→ SOURCE MATERIAL
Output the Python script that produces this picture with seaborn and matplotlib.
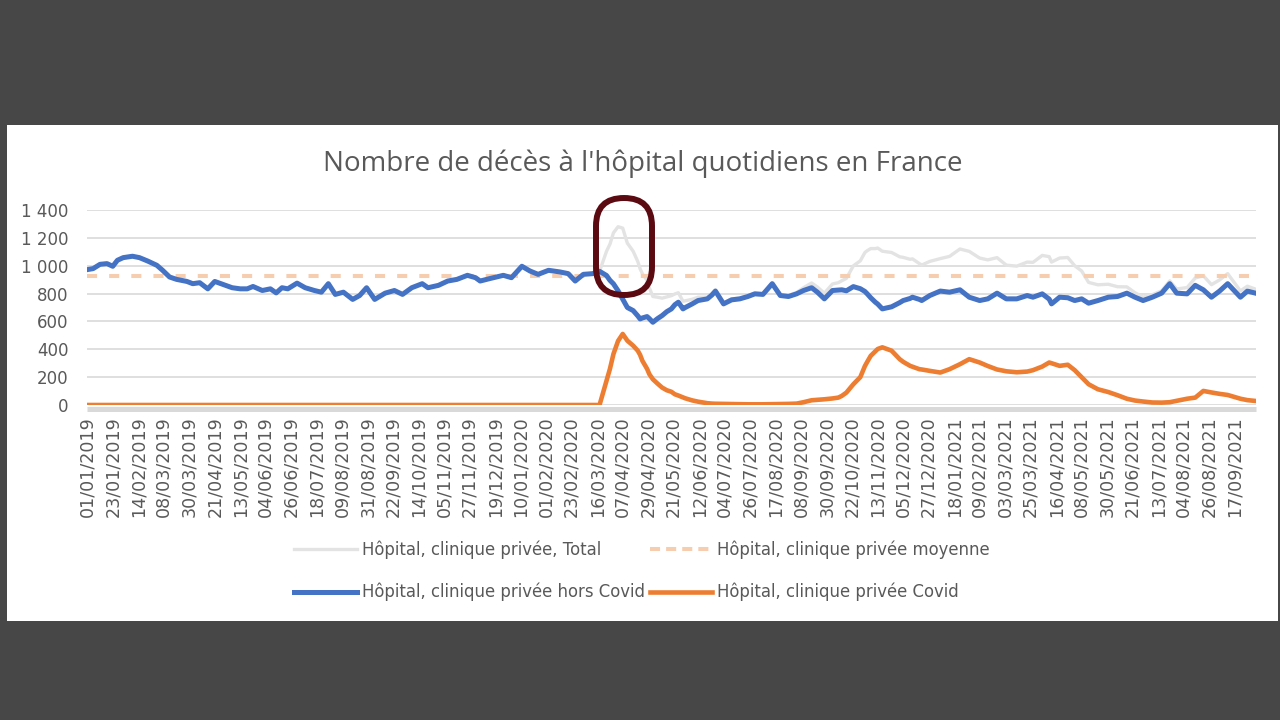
import numpy as np
import pandas as pd
import matplotlib
matplotlib.use("Agg")
import matplotlib.pyplot as plt
import seaborn as sns
from matplotlib.patches import Rectangle, FancyBboxPatch
from matplotlib.lines import Line2D
from matplotlib.transforms import IdentityTransform
from matplotlib.ticker import FuncFormatter, FixedLocator, FixedFormatter

# ---------------- data ----------------
title = "Nombre de décès à l'hôpital quotidiens en France"
label_total = "Hôpital, clinique privée, Total"
label_mean = "Hôpital, clinique privée moyenne"
label_hors = "Hôpital, clinique privée hors Covid"
label_covid = "Hôpital, clinique privée Covid"

start_date = "2019-01-01"
x_tick_step_days = 22
y_ticks = [0, 200, 400, 600, 800, 1000, 1200, 1400]

# day number since 01/01/2019
day_index = [
    0, 5, 11, 17, 22, 26, 31, 39, 45, 52,
    60, 65, 71, 77, 86, 91, 97, 104, 110, 117,
    125, 132, 138, 143, 151, 158, 163, 168, 173, 181,
    188, 196, 202, 208, 214, 221, 229, 235, 241, 248,
    257, 265, 272, 280, 289, 294, 303, 311, 319, 328,
    335, 339, 347, 359, 366, 375, 382, 389, 398, 408,
    415, 421, 428, 436, 442, 448, 451, 454, 458, 462,
    466, 471, 475, 477, 479, 483, 485, 488, 492, 496,
    500, 504, 507, 510, 514, 516, 522, 527, 535, 539,
    542, 549, 556, 563, 570, 576, 583, 591, 598, 605,
    612, 618, 625, 630, 636, 643, 648, 651, 655, 661,
    667, 671, 673, 676, 680, 682, 686, 694, 701, 704,
    710, 712, 718, 720, 727, 736, 744, 753, 761, 770,
    777, 785, 793, 802, 811, 816, 824, 830, 832, 839,
    846, 852, 858, 864, 872, 881, 889, 897, 904, 911,
    919, 927, 934, 940, 949, 956, 963, 970, 977, 984,
    989, 995, 1001, 1008,
]

hors_covid = [
    972, 979, 1010, 1015, 996, 1039, 1058, 1068, 1058, 1034,
    1003, 967, 919, 902, 887, 871, 878, 834, 887, 866,
    842, 834, 834, 851, 822, 834, 805, 842, 834, 875,
    842, 822, 810, 871, 794, 810, 758, 786, 842, 758,
    803, 822, 794, 842, 871, 842, 859, 890, 902, 931,
    914, 890, 907, 931, 914, 996, 962, 938, 967, 955,
    943, 890, 938, 943, 960, 930, 895, 870, 820, 760,
    700, 678, 640, 618, 625, 635, 620, 594, 620, 642,
    670, 690, 720, 738, 690, 700, 726, 750, 762, 790,
    818, 726, 755, 762, 779, 798, 794, 871, 786, 779,
    798, 822, 842, 810, 762, 822, 825, 827, 820, 850,
    835, 815, 798, 770, 738, 725, 690, 705, 735, 750,
    765, 774, 758, 750, 786, 818, 810, 827, 774, 750,
    762, 803, 762, 762, 786, 774, 798, 760, 726, 774,
    770, 750, 762, 731, 750, 774, 779, 803, 774, 750,
    774, 803, 871, 803, 798, 859, 827, 774, 818, 871,
    827, 774, 818, 803,
]

covid = [
    0, 0, 0, 0, 0, 0, 0, 0, 0, 0,
    0, 0, 0, 0, 0, 0, 0, 0, 0, 0,
    0, 0, 0, 0, 0, 0, 0, 0, 0, 0,
    0, 0, 0, 0, 0, 0, 0, 0, 0, 0,
    0, 0, 0, 0, 0, 0, 0, 0, 0, 0,
    0, 0, 0, 0, 0, 0, 0, 0, 0, 0,
    0, 0, 0, 0, 0, 173, 260, 366, 460, 510,
    462, 426, 390, 360, 317, 260, 221, 185, 154, 125,
    106, 95, 77, 68, 55, 48, 33, 24, 13, 10,
    9, 8, 7, 6, 5, 5, 5, 6, 7, 8,
    10, 20, 34, 37, 41, 47, 53, 65, 89, 149,
    200, 280, 310, 353, 385, 402, 414, 390, 329, 310,
    281, 275, 257, 255, 245, 233, 257, 293, 329, 305,
    280, 255, 242, 235, 240, 250, 276, 305, 300, 281,
    289, 250, 200, 149, 113, 93, 70, 45, 32, 25,
    18, 17, 20, 30, 45, 53, 101, 90, 80, 72,
    60, 45, 35, 29,
]

mean_value = 925

# ---------------- styling ----------------
TEXT = "#595959"
C_TOTAL = "#e3e3e3"
C_MEAN = "#f7cdb0"
C_HORS = "#4472c4"
C_COVID = "#ed7d31"
C_GRID = "#d9d9d9"

plt.rcParams["font.family"] = ["DejaVu Sans"]

dates = pd.to_datetime(start_date) + pd.to_timedelta(day_index, unit="D")
total = np.array(hors_covid) + np.array(covid)
df = pd.DataFrame({"date": dates, "total": total,
                   "hors": hors_covid, "covid": covid})

W, H = 1280, 720
fig = plt.figure(figsize=(W / 100, H / 100), dpi=100, facecolor="#474747")

# white chart panel
fig.patches.append(Rectangle((7 / W, 1 - 621 / H), (1278 - 7) / W, (621 - 125) / H,
                             transform=fig.transFigure, facecolor="white",
                             edgecolor="none", zorder=-1))

ax_left, ax_right, ax_top, ax_bot = 86.7, 1255.5, 210, 405
ax = fig.add_axes([ax_left / W, 1 - ax_bot / H, (ax_right - ax_left) / W,
                   (ax_bot - ax_top) / H])
ax.set_facecolor("none")

sns.lineplot(data=df, x="date", y="total", ax=ax, color=C_TOTAL, lw=2.4,
             zorder=2, legend=False)
ax.plot([dates[0], dates[-1]], [mean_value, mean_value], color=C_MEAN, lw=2.9,
        ls=(0, (2.5, 3)), zorder=3, solid_capstyle="butt")
sns.lineplot(data=df, x="date", y="hors", ax=ax, color=C_HORS, lw=3.6,
             zorder=4, legend=False)
sns.lineplot(data=df, x="date", y="covid", ax=ax, color=C_COVID, lw=3.3,
             zorder=5, legend=False)

ax.set_ylim(0, 1400)
ax.set_xlim(pd.to_datetime(start_date) - pd.Timedelta(days=0.5), dates[-1])
ax.set_yticks(y_ticks)
ax.yaxis.set_major_formatter(FuncFormatter(lambda v, p: f"{int(v):,}".replace(",", " ")))
tick_dates = pd.date_range(start_date, dates[-1], freq=f"{x_tick_step_days}D")
tick_nums = matplotlib.dates.date2num(tick_dates.to_pydatetime())
ax.xaxis.set_major_locator(FixedLocator(tick_nums))
ax.xaxis.set_major_formatter(FixedFormatter([d.strftime("%d/%m/%Y") for d in tick_dates]))

ax.set_xlabel("")
ax.set_ylabel("")
ax.yaxis.grid(True, color=C_GRID, lw=1.2)
ax.xaxis.grid(False)
ax.set_axisbelow(True)
for s in ["top", "right", "left"]:
    ax.spines[s].set_visible(False)
ax.spines["bottom"].set_color(C_GRID)
ax.spines["bottom"].set_linewidth(3.6)
ax.spines["bottom"].set_capstyle("butt")
ax.spines["bottom"].set_position(("outward", 3))
ax.spines["bottom"].set_zorder(1)

ax.tick_params(axis="y", length=0, pad=13, labelsize=12, labelcolor=TEXT)
ax.tick_params(axis="x", length=0, pad=5, labelsize=12.6, labelcolor=TEXT,
               labelrotation=90)

# title
fig.text(643 / W, 1 - 164 / H, title, ha="center", va="center",
         fontsize=20, color=TEXT, family="Open Sans")

# legend
handles = [
    Line2D([], [], color=C_TOTAL, lw=2.4),
    Line2D([], [], color=C_HORS, lw=3.6),
    Line2D([], [], color=C_MEAN, lw=2.9, ls=(0, (2.5, 1.5))),
    Line2D([], [], color=C_COVID, lw=3.3),
]
labels = [label_total, label_hors, label_mean, label_covid]
leg = fig.legend(handles, labels, loc="center", ncol=2,
                 bbox_to_anchor=(642 / W, 1 - 571 / H), frameon=False,
                 prop={"family": "DejaVu Sans", "size": 11.9}, labelcolor=TEXT,
                 handlelength=3.8, handletextpad=0.3, columnspacing=0.3,
                 labelspacing=1.45, borderpad=0)

# highlight annotation (rounded rectangle around the April 2020 peak)
box = FancyBboxPatch((596, H - 295), 56, 97,
                     boxstyle="round,pad=0,rounding_size=28",
                     transform=IdentityTransform(), facecolor="none",
                     edgecolor="#5b0a12", lw=4.3, zorder=10)
fig.add_artist(box)

fig.savefig("out.png", dpi=100, facecolor=fig.get_facecolor())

→ EXERCISE PROMPT
Go through the preceding material and copy each line that has the word "seaborn".

→ TASK RESPONSE
Output the Python script that produces this picture with seaborn and matplotlib.
import seaborn as sns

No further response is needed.